I believe that we all leave this world bearing the wounds of our earthy relationships, but that God has prepared a place of healing for us to enter into. Beyond that, I believe that "Last Things" are in the hands of God, and efforts to discern the last things are a distraction from the work which God has for us in the here and now. I believe that focus on last things is misguided, egotistical, and unhealthy. I believe that we are called to trust in the Lord that in the end God's will for each of God's children will be accomplished.


roy said...

thanks John

Anonymous said...

Thanks for sharing John. I'm truly inspired and warmed by your quest to understand our God and His creation.

This wasn't an easy task for me to put in my own words. Here are a few.

I’m glad we live in a society where blasphemy isn’t a crime. This is the value of our system.

(His = her too = it? “Them” just doesn’t feel right.) I Believe this is what I feel-

God’s nature and the potential of His church will never be bound by any of our imaginations.

I believe baptism is the sign and acknowledgment that we are forgiven for the sins of our lifetime. Not a magic trick.

Jesus is credited with this through his suffering and death, and this causes much anguish and confusion.

I feel that the role of Jesus was/ is for us to learn the true value of love and to learn to love God. His suffering and death was for us to know that God plays by his own rules in His universe. His plan was not to torture and kill His son. His plan was to let us do what we will, even if we are to cause him pain and suffering- so we could live and walk with Him. And yes, to forgive God Himself for putting us in the position to experience and witness the horrible atrocities, large and small, and even those falsely imagined, that result from a casual universe. The very gift of free will and of His still incomplete creation. Our neighbors’ free will, and our own causes much suffering and grief to each and everyone. Jesus teaches us that we shouldn’t curse God for this, but to join Him in Our lamentations. We share shoulders.

On the much more apparent side, His role was for us to recognize true love when we see it, and to remember to always praise this gift. We have the knowledge of love. What could be greater- even in death? I feel God is not bound by His space and His time. I also know that he doesn’t set us on a shelf like in a dollhouse. His Holy Spirit visits and “plays” with the dolls all the time. Sometimes we gets so close that our being physically ‘pokes” out of the house and we can feel his greatness when we least expect it.

I believe, as great thinkers of our day say, that time and space is relative and continuously bound together. We are stuck in, and with time. I believe God is not, but that we are more than a bad/ good memory/ longing to Him. We are all and we all will come together with Him outside time and space itself. When we are released from our schooling.

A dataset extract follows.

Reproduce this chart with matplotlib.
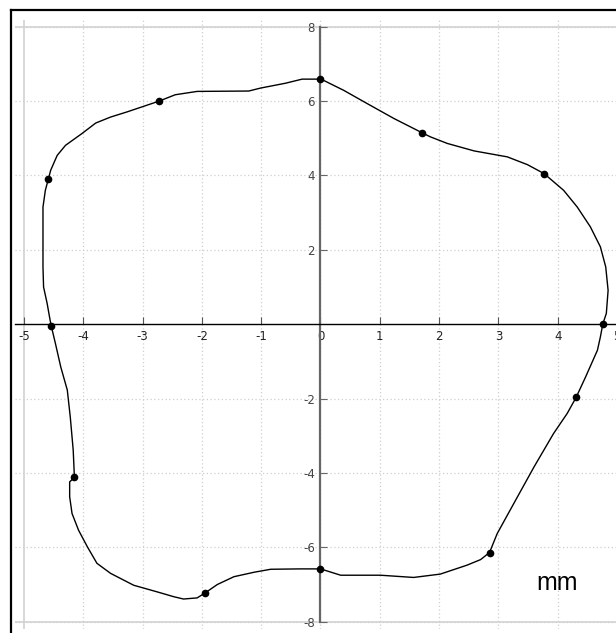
import numpy as np
import matplotlib.pyplot as plt
from matplotlib.lines import Line2D

# traced outline (mm), clockwise from the top
curve_x = [0.01, 0.39, 0.79, 1.24, 1.71, 1.85, 2.14, 2.59, 3.15, 3.49, 3.77, 4.10, 4.33, 4.55,
           4.72, 4.81, 4.85, 4.82, 4.76, 4.72, 4.67, 4.47, 4.31, 4.16, 3.93, 3.60, 3.26, 2.98,
           2.85, 2.70, 2.47, 2.02, 1.57, 1.01, 0.34, 0.0, -0.34, -0.84, -1.12, -1.46, -1.74,
           -1.94, -2.08, -2.31, -2.47, -2.75, -3.15, -3.54, -3.77, -3.93, -4.08, -4.19, -4.23,
           -4.23, -4.15, -4.17, -4.22, -4.27, -4.38, -4.47, -4.54, -4.56, -4.61, -4.67, -4.68,
           -4.68, -4.68, -4.64, -4.59, -4.55, -4.44, -4.30, -4.02, -3.79, -3.54, -3.26, -2.72,
           -2.45, -2.08, -1.21, -1.01, -0.59, -0.31, 0.01]
curve_y = [6.59, 6.29, 5.93, 5.53, 5.15, 5.04, 4.86, 4.66, 4.50, 4.29, 4.05, 3.60, 3.15, 2.62,
           2.08, 1.54, 0.91, 0.29, 0.0, -0.34, -0.70, -1.42, -1.97, -2.40, -2.94, -3.84, -4.82,
           -5.63, -6.14, -6.33, -6.48, -6.72, -6.81, -6.75, -6.75, -6.58, -6.58, -6.59, -6.67,
           -6.79, -7.00, -7.22, -7.36, -7.39, -7.33, -7.20, -7.02, -6.70, -6.43, -5.99, -5.54,
           -5.09, -4.64, -4.24, -4.12, -3.39, -2.49, -1.77, -1.15, -0.52, -0.05, 0.11, 0.56,
           1.00, 1.54, 2.44, 3.15, 3.60, 3.90, 4.14, 4.54, 4.81, 5.13, 5.41, 5.57, 5.71, 6.00,
           6.17, 6.26, 6.27, 6.35, 6.48, 6.59, 6.59]

# measured points
pts_x = [0.0, 1.71, 3.77, 4.76, 4.31, 2.85, 0.0, -1.94, -4.15, -4.54, -4.59, -2.72]
pts_y = [6.59, 5.15, 4.05, 0.0, -1.97, -6.14, -6.58, -7.22, -4.12, -0.05, 3.90, 6.00]

x_ticks = np.arange(-5, 6, 1)
y_ticks = [-8, -6, -4, -2, 2, 4, 6, 8]

W, H = 616, 633
fig = plt.figure(figsize=(W / 100, H / 100), dpi=100)

# axes placed so that x=-5 -> 24px, x=5 -> 617px, y=8 -> 26.7px, y=-8 -> 621.7px
x0, x1 = -5.15, 5.0
y0, y1 = -8.2, 8.18
sx = (617 - 24) / 10.0
sy = (621.7 - 26.7) / 16.0
left_px = 24 + (x0 + 5) * sx
top_px = 26.7 - (y1 - 8) * sy
bot_px = 621.7 + (-8 - y0) * sy
ax = fig.add_axes([left_px / W, 1 - bot_px / H, (617 - left_px) / W, (bot_px - top_px) / H])
ax.set_xlim(x0, x1)
ax.set_ylim(y0, y1)

# dotted grid
for gx in x_ticks[1:]:
    ax.axvline(gx, color='#cfcfcf', lw=0.9, ls=(0, (1, 2)), zorder=0)
for gy in y_ticks:
    ax.axhline(gy, color='#cfcfcf', lw=0.9, ls=(0, (1, 2)), zorder=0)

# light frame lines
ax.axhline(8, color='#d2d2d2', lw=1.2, zorder=1)
ax.axhline(-8, color='#d2d2d2', lw=1.2, zorder=1)
ax.axvline(-5, color='#d2d2d2', lw=1.2, zorder=1)

for s in ['top', 'right']:
    ax.spines[s].set_visible(False)
ax.spines['bottom'].set_position(('data', 0))
ax.spines['bottom'].set_color('black')
ax.spines['bottom'].set_linewidth(1.0)
ax.spines['left'].set_position(('data', 0))
ax.spines['left'].set_color('#666666')
ax.spines['left'].set_linewidth(1.6)
ax.spines['left'].set_bounds(-8, 8)

ax.set_xticks(x_ticks)
ax.set_xticklabels([str(v) for v in x_ticks])
ax.set_yticks(y_ticks)
ax.set_yticklabels([str(v) for v in y_ticks])
ax.tick_params(axis='x', direction='in', length=5, width=0.8, color='#555555',
               labelsize=8.5, labelcolor='#222222', pad=4)
ax.tick_params(axis='y', direction='in', length=5, width=0.8, color='#666666',
               labelsize=8.5, labelcolor='#444444', pad=4)

ax.plot(curve_x, curve_y, color='black', lw=1.0, zorder=3)
ax.plot(pts_x, pts_y, 'o', color='black', ms=4.5, zorder=4)

ax.text(3.99, -6.97, 'mm', fontsize=18, family='Liberation Sans', ha='center', va='center')

# black outer border (left and top only visible)
bx = 11 / W
by = 1 - 10 / H
fig.add_artist(Line2D([bx, bx], [0, by], color='black', lw=1.6))
fig.add_artist(Line2D([bx, 1], [by, by], color='black', lw=1.6))

fig.savefig('out.png', dpi=100)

I trust we aren’t the only game in town. Our technology has widened our vision of His creation. Billions of stars are seen which turn out to be billions of billions of stars. Think of all God’s created neighbors we still get to meet. Getting to know and love them all may take an eternity. Hey! I guess we won’t be bored in the afterlife after all!

Anonymous said...

I also believe that non-belivers (as I was myself not so long ago) are seekers, often loving and loved by God. It is valuable to keep them in the conversation-

In low religious countries, such as Sweden, what happened was that threat was reduced (limited ethnic diversity and high social welfare). People didn't stop believing, but they did stop acting on their beliefs. As a result, their children didn't really believe them when they talked about god. Hence religion did not get passed on.

John said...

"His Holy Spirit visits and 'plays' with the dolls all the time."

Thanks for sharing.

By the way, my experience is that my faith is undergoing changes all the time and soon I will have to construct a new faith statement to reflect those changes.